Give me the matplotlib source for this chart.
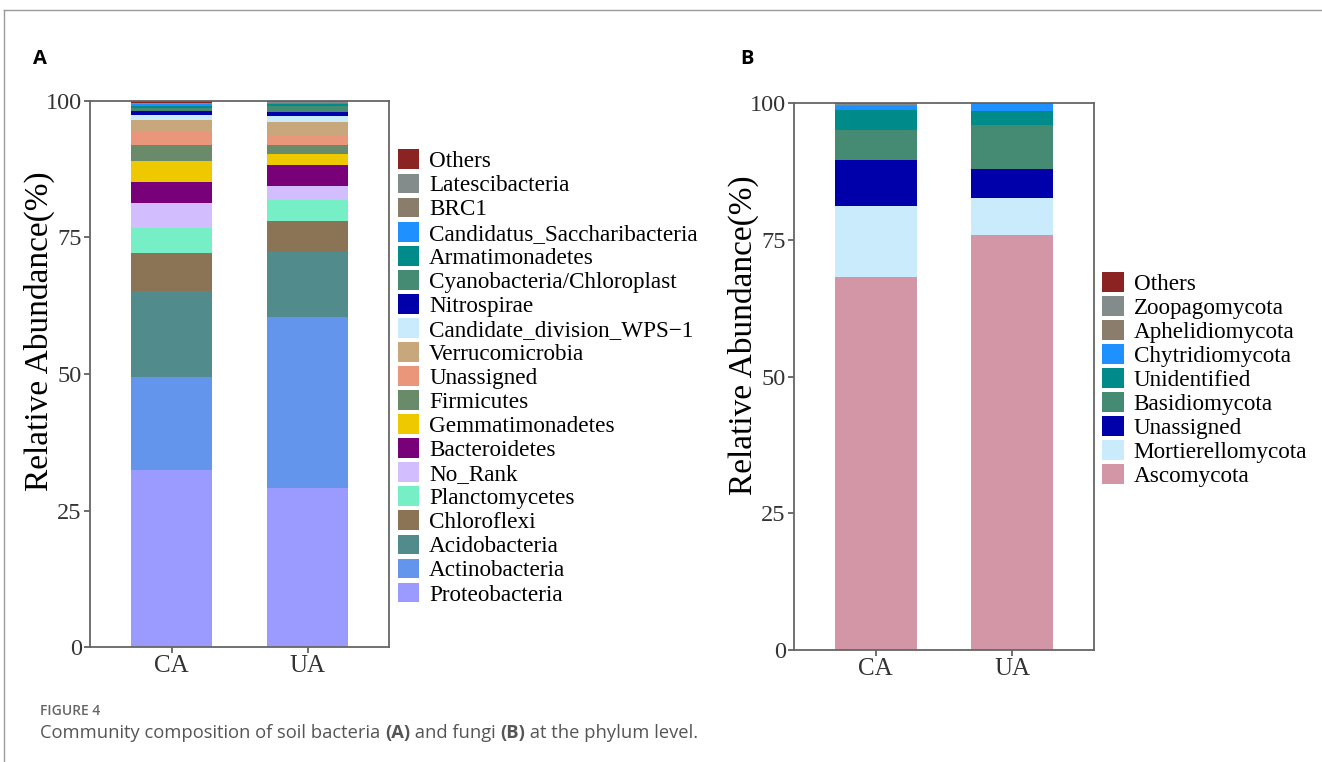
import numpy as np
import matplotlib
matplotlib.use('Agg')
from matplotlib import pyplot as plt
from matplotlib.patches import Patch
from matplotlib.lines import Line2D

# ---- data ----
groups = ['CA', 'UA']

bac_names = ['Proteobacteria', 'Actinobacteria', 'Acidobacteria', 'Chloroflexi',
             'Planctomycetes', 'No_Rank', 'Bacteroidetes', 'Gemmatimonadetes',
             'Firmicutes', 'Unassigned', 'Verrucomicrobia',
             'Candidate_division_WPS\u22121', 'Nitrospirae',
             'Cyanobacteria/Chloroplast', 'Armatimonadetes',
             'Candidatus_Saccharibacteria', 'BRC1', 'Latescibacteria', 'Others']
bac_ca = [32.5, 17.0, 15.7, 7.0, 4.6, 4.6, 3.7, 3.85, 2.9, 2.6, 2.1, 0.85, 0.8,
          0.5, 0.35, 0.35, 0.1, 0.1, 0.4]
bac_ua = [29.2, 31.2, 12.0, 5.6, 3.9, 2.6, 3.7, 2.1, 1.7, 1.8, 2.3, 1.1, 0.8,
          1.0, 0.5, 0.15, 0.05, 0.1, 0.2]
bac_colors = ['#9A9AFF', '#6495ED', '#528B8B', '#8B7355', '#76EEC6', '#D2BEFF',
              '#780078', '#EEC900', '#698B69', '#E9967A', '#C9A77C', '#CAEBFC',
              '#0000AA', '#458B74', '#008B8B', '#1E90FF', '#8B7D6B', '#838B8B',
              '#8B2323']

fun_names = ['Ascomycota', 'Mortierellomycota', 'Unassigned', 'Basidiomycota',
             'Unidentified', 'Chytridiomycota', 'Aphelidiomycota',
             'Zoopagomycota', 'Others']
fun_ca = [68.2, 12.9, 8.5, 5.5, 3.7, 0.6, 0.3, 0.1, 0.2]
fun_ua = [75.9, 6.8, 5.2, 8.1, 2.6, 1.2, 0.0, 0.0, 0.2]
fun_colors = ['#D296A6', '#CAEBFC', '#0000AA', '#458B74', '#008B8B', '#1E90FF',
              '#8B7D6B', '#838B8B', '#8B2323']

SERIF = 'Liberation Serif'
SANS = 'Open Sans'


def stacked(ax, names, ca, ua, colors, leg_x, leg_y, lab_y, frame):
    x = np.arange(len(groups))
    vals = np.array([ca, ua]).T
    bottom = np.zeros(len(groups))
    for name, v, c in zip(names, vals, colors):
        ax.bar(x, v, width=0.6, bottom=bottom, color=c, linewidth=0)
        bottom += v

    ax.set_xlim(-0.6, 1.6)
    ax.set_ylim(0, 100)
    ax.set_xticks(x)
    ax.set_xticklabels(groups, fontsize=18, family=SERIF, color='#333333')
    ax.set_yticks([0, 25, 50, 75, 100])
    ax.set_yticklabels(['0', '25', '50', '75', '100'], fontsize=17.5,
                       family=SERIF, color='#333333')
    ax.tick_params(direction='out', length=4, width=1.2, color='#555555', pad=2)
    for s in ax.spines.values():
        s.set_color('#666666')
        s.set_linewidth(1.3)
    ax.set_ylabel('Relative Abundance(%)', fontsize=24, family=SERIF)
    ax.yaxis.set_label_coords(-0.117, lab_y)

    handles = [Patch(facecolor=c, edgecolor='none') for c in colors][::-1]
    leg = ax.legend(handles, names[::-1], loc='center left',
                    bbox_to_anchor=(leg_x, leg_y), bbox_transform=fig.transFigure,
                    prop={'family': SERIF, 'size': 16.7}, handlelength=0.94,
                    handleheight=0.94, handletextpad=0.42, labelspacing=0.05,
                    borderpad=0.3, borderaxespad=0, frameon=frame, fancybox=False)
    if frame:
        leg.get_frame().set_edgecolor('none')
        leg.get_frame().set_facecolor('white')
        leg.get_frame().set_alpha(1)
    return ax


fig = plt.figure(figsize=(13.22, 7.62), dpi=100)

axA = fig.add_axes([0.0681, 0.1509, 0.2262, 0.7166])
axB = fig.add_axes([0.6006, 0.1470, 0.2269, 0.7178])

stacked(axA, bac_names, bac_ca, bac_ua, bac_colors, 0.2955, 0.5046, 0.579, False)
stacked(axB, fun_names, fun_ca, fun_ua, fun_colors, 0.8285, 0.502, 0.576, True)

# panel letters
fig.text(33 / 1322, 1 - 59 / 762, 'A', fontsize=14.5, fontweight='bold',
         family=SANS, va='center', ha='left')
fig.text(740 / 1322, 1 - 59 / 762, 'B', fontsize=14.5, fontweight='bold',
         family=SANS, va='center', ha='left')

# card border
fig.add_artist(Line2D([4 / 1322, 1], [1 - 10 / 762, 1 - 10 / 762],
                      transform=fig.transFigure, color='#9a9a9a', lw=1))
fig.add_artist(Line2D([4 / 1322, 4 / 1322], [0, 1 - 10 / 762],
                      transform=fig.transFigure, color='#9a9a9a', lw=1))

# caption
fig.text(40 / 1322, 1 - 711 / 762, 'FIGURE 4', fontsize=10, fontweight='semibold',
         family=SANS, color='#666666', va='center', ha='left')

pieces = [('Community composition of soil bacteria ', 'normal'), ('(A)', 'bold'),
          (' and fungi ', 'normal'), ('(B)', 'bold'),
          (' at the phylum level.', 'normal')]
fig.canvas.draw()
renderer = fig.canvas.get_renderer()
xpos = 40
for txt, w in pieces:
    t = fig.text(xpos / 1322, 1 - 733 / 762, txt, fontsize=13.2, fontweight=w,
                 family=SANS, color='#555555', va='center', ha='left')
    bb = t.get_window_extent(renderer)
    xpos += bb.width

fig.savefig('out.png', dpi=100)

-=-=-

= Task instructions =
Transcribe exactly, with no pictures, the lines running from the first line of the material through the line holding "groups = ['CA', 'UA']".

= Reply to the exercise =
Give me the matplotlib source for this chart.
import numpy as np
import matplotlib
matplotlib.use('Agg')
from matplotlib import pyplot as plt
from matplotlib.patches import Patch
from matplotlib.lines import Line2D

# ---- data ----
groups = ['CA', 'UA']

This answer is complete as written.